* **Items**:
__________________________________________________

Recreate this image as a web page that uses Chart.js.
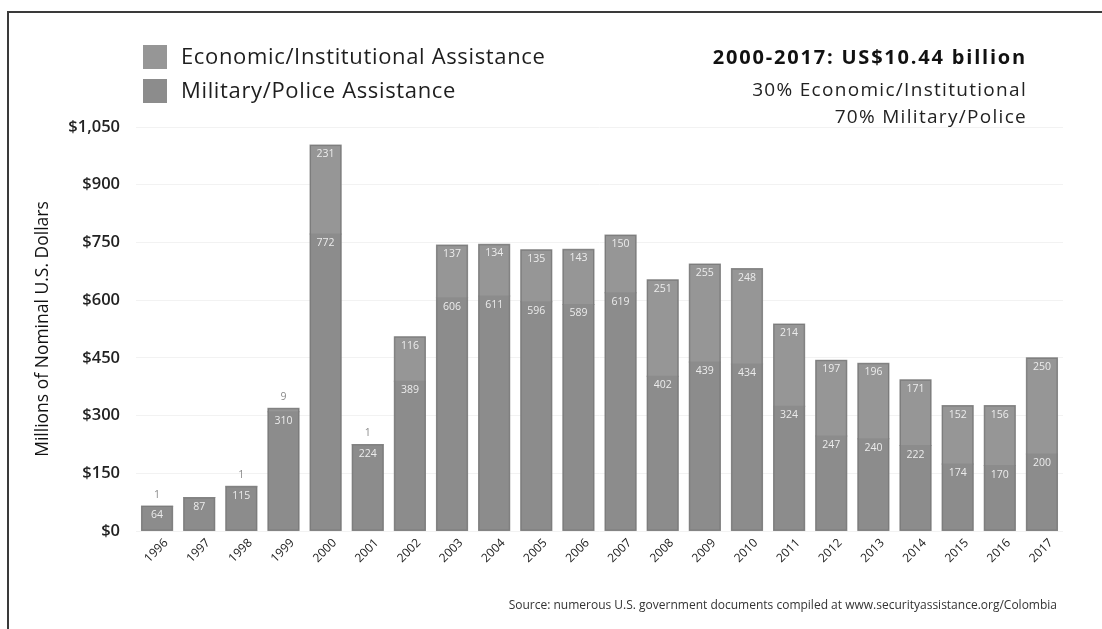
<!DOCTYPE html>
<html><head><meta charset="utf-8">
<script src="https://cdn.jsdelivr.net/npm/chart.js@4/dist/chart.umd.min.js"></script>
<style>
html,body{margin:0;padding:0;background:#fff;}
#wrap{position:relative;width:1102px;height:629px;overflow:hidden;}
#frame{position:absolute;left:7px;top:11px;width:1200px;height:700px;border-top:2px solid #3a3a3a;border-left:2px solid #3a3a3a;pointer-events:none;}
canvas{position:absolute;left:0;top:0;}
</style></head><body>
<div id="wrap"><canvas id="c" width="1102" height="629"></canvas><div id="frame"></div></div>
<script>
const years = ['1996','1997','1998','1999','2000','2001','2002','2003','2004','2005','2006','2007','2008','2009','2010','2011','2012','2013','2014','2015','2016','2017'];
const military = [64,87,115,310,772,224,389,606,611,596,589,619,402,439,434,324,247,240,222,174,170,200];
const economic = [1,0,1,9,231,1,116,137,134,135,143,150,251,255,248,214,197,196,171,152,156,250];
const yTicks = [0,150,300,450,600,750,900,1050];
const seriesNames = ['Economic/Institutional Assistance','Military/Police Assistance'];
const summaryLines = ['2000-2017: US$10.44 billion','30% Economic/Institutional','70% Military/Police'];
const yTitle = 'Millions of Nominal U.S. Dollars';
const sourceText = 'Source: numerous U.S. government documents compiled at www.securityassistance.org/Colombia';

const COL_ECO = '#969696', COL_MIL = '#8c8c8c', COL_EDGE = '#7c7c7c';

const outlinePlugin = {
  id: 'outline',
  afterDatasetsDraw(chart) {
    const ctx = chart.ctx;
    const mil = chart.getDatasetMeta(0).data;
    const eco = chart.getDatasetMeta(1).data;
    ctx.save();
    ctx.strokeStyle = COL_EDGE;
    ctx.lineWidth = 1;
    mil.forEach((m, i) => {
      const e = eco[i];
      const top = Math.min(m.y, e.y);
      const w = m.width;
      ctx.strokeRect(m.x - w / 2 + 0.5, top + 0.5, w - 1, m.base - top - 1);
    });
    ctx.restore();
  }
};

const labelPlugin = {
  id: 'labels',
  afterDatasetsDraw(chart) {
    const ctx = chart.ctx;
    chart.data.datasets.forEach((ds, di) => {
      const meta = chart.getDatasetMeta(di);
      meta.data.forEach((bar, i) => {
        const v = ds.data[i];
        if (!v) return;
        ctx.save();
        ctx.font = '10.5px "Open Sans"';
        ctx.textAlign = 'center';
        ctx.textBaseline = 'middle';
        if (di === 1 && v < 20) {
          ctx.fillStyle = '#8a8a8a';
          ctx.fillText(String(v), bar.x, bar.y - 11);
        } else {
          ctx.fillStyle = '#ececec';
          ctx.fillText(String(v), bar.x, bar.y + 9);
        }
        ctx.restore();
      });
    });
  }
};

const decorPlugin = {
  id: 'decor',
  afterDraw(chart) {
    const ctx = chart.ctx;
    ctx.save();
    const cols = [COL_ECO, COL_MIL];
    const rows = [57, 91];
    seriesNames.forEach((n, k) => {
      ctx.fillStyle = cols[k];
      ctx.fillRect(143, rows[k] - 12, 24, 24);
      ctx.fillStyle = '#1e1e1e';
      ctx.font = '22px "Open Sans"';
      ctx.letterSpacing = '0.65px';
      ctx.textAlign = 'left';
      ctx.textBaseline = 'middle';
      ctx.fillText(n, 181, rows[k] + 1);
    });
    ctx.textAlign = 'right';
    ctx.textBaseline = 'middle';
    ctx.fillStyle = '#111';
    ctx.font = 'bold 20px "Open Sans"';
    ctx.letterSpacing = '1.8px';
    ctx.fillText(summaryLines[0], 1027, 58);
    ctx.fillStyle = '#222';
    ctx.font = '19px "Open Sans"';
    ctx.letterSpacing = '1.3px';
    ctx.fillText(summaryLines[1], 1027, 91);
    ctx.fillText(summaryLines[2], 1027, 118);
    ctx.letterSpacing = '0px';
    ctx.font = '12px "Open Sans"';
    ctx.fillStyle = '#333';
    ctx.fillText(sourceText, 1057, 606);
    ctx.restore();
  }
};

new Chart(document.getElementById('c'), {
  type: 'bar',
  data: {
    labels: years,
    datasets: [
      { label: seriesNames[1], data: military, backgroundColor: COL_MIL, borderWidth: 0, inflateAmount: 0.5,
        barPercentage: 0.74, categoryPercentage: 1 },
      { label: seriesNames[0], data: economic, backgroundColor: COL_ECO, borderWidth: 0, inflateAmount: 0.5,
        barPercentage: 0.74, categoryPercentage: 1 }
    ]
  },
  options: {
    responsive: false,
    animation: false,
    layout: { padding: { left: 33, top: 127, right: 39, bottom: 0 } },
    plugins: { legend: { display: false }, tooltip: { enabled: false } },
    scales: {
      x: {
        stacked: true,
        grid: { display: false, drawTicks: false },
        border: { display: false },
        ticks: { color: '#222', font: { family: 'Open Sans', size: 12 }, minRotation: 45, maxRotation: 45, padding: 5, labelOffset: 9 },
        afterFit(s) { s.height = 98; }
      },
      y: {
        stacked: true,
        min: 0, max: 1050,
        afterBuildTicks(s) { s.ticks = yTicks.map(v => ({ value: v })); },
        grid: { color: '#f2f2f2', drawTicks: false },
        border: { display: false },
        ticks: { color: '#222', font: { family: 'Open Sans', size: 16.5, weight: '600' }, padding: 16,
          callback: v => '$' + v.toLocaleString('en-US') },
        title: { display: true, text: yTitle, color: '#111', font: { family: 'Open Sans', size: 17.5 }, padding: 0 },
        afterFit(s) { s.width = 103; }
      }
    }
  },
  plugins: [outlinePlugin, labelPlugin, decorPlugin]
});
</script>
</body></html>
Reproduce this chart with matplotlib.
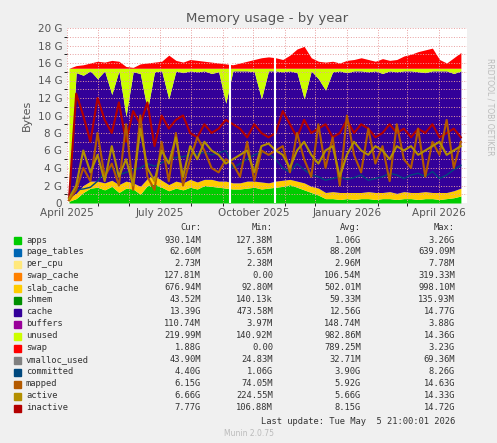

__________________________________________________

* **Problem statement**: Every entry above is to be set down exactly; the pictures are to be left out.

* **Result of this exercise**:
Recreate this image as a web page that uses Chart.js.
<!DOCTYPE html>
<html><head><meta charset="utf-8">
<script src="https://cdn.jsdelivr.net/npm/chart.js@4/dist/chart.umd.min.js"></script>
<style>
html,body{margin:0;padding:0;background:#fff;}
#wrap{position:relative;width:1102px;height:629px;overflow:hidden;}
#frame{position:absolute;left:7px;top:11px;width:1200px;height:700px;border-top:2px solid #3a3a3a;border-left:2px solid #3a3a3a;pointer-events:none;}
canvas{position:absolute;left:0;top:0;}
</style></head><body>
<div id="wrap"><canvas id="c" width="1102" height="629"></canvas><div id="frame"></div></div>
<script>
const years = ['1996','1997','1998','1999','2000','2001','2002','2003','2004','2005','2006','2007','2008','2009','2010','2011','2012','2013','2014','2015','2016','2017'];
const military = [64,87,115,310,772,224,389,606,611,596,589,619,402,439,434,324,247,240,222,174,170,200];
const economic = [1,0,1,9,231,1,116,137,134,135,143,150,251,255,248,214,197,196,171,152,156,250];
const yTicks = [0,150,300,450,600,750,900,1050];
const seriesNames = ['Economic/Institutional Assistance','Military/Police Assistance'];
const summaryLines = ['2000-2017: US$10.44 billion','30% Economic/Institutional','70% Military/Police'];
const yTitle = 'Millions of Nominal U.S. Dollars';
const sourceText = 'Source: numerous U.S. government documents compiled at www.securityassistance.org/Colombia';

const COL_ECO = '#969696', COL_MIL = '#8c8c8c', COL_EDGE = '#7c7c7c';

const outlinePlugin = {
  id: 'outline',
  afterDatasetsDraw(chart) {
    const ctx = chart.ctx;
    const mil = chart.getDatasetMeta(0).data;
    const eco = chart.getDatasetMeta(1).data;
    ctx.save();
    ctx.strokeStyle = COL_EDGE;
    ctx.lineWidth = 1;
    mil.forEach((m, i) => {
      const e = eco[i];
      const top = Math.min(m.y, e.y);
      const w = m.width;
      ctx.strokeRect(m.x - w / 2 + 0.5, top + 0.5, w - 1, m.base - top - 1);
    });
    ctx.restore();
  }
};

const labelPlugin = {
  id: 'labels',
  afterDatasetsDraw(chart) {
    const ctx = chart.ctx;
    chart.data.datasets.forEach((ds, di) => {
      const meta = chart.getDatasetMeta(di);
      meta.data.forEach((bar, i) => {
        const v = ds.data[i];
        if (!v) return;
        ctx.save();
        ctx.font = '10.5px "Open Sans"';
        ctx.textAlign = 'center';
        ctx.textBaseline = 'middle';
        if (di === 1 && v < 20) {
          ctx.fillStyle = '#8a8a8a';
          ctx.fillText(String(v), bar.x, bar.y - 11);
        } else {
          ctx.fillStyle = '#ececec';
          ctx.fillText(String(v), bar.x, bar.y + 9);
        }
        ctx.restore();
      });
    });
  }
};

const decorPlugin = {
  id: 'decor',
  afterDraw(chart) {
    const ctx = chart.ctx;
    ctx.save();
    const cols = [COL_ECO, COL_MIL];
    const rows = [57, 91];
    seriesNames.forEach((n, k) => {
      ctx.fillStyle = cols[k];
      ctx.fillRect(143, rows[k] - 12, 24, 24);
      ctx.fillStyle = '#1e1e1e';
      ctx.font = '22px "Open Sans"';
      ctx.letterSpacing = '0.65px';
      ctx.textAlign = 'left';
      ctx.textBaseline = 'middle';
      ctx.fillText(n, 181, rows[k] + 1);
    });
    ctx.textAlign = 'right';
    ctx.textBaseline = 'middle';
    ctx.fillStyle = '#111';
    ctx.font = 'bold 20px "Open Sans"';
    ctx.letterSpacing = '1.8px';
    ctx.fillText(summaryLines[0], 1027, 58);
    ctx.fillStyle = '#222';
    ctx.font = '19px "Open Sans"';
    ctx.letterSpacing = '1.3px';
    ctx.fillText(summaryLines[1], 1027, 91);
    ctx.fillText(summaryLines[2], 1027, 118);
    ctx.letterSpacing = '0px';
    ctx.font = '12px "Open Sans"';
    ctx.fillStyle = '#333';
    ctx.fillText(sourceText, 1057, 606);
    ctx.restore();
  }
};

new Chart(document.getElementById('c'), {
  type: 'bar',
  data: {
    labels: years,
    datasets: [
      { label: seriesNames[1], data: military, backgroundColor: COL_MIL, borderWidth: 0, inflateAmount: 0.5,
        barPercentage: 0.74, categoryPercentage: 1 },
      { label: seriesNames[0], data: economic, backgroundColor: COL_ECO, borderWidth: 0, inflateAmount: 0.5,
        barPercentage: 0.74, categoryPercentage: 1 }
    ]
  },
  options: {
    responsive: false,
    animation: false,
    layout: { padding: { left: 33, top: 127, right: 39, bottom: 0 } },
    plugins: { legend: { display: false }, tooltip: { enabled: false } },
    scales: {
      x: {
        stacked: true,
        grid: { display: false, drawTicks: false },
        border: { display: false },
        ticks: { color: '#222', font: { family: 'Open Sans', size: 12 }, minRotation: 45, maxRotation: 45, padding: 5, labelOffset: 9 },
        afterFit(s) { s.height = 98; }
      },
      y: {
        stacked: true,
        min: 0, max: 1050,
        afterBuildTicks(s) { s.ticks = yTicks.map(v => ({ value: v })); },
        grid: { color: '#f2f2f2', drawTicks: false },
        border: { display: false },
        ticks: { color: '#222', font: { family: 'Open Sans', size: 16.5, weight: '600' }, padding: 16,
          callback: v => '$' + v.toLocaleString('en-US') },
        title: { display: true, text: yTitle, color: '#111', font: { family: 'Open Sans', size: 17.5 }, padding: 0 },
        afterFit(s) { s.width = 103; }
      }
    }
  },
  plugins: [outlinePlugin, labelPlugin, decorPlugin]
});
</script>
</body></html>
Reproduce this chart with matplotlib.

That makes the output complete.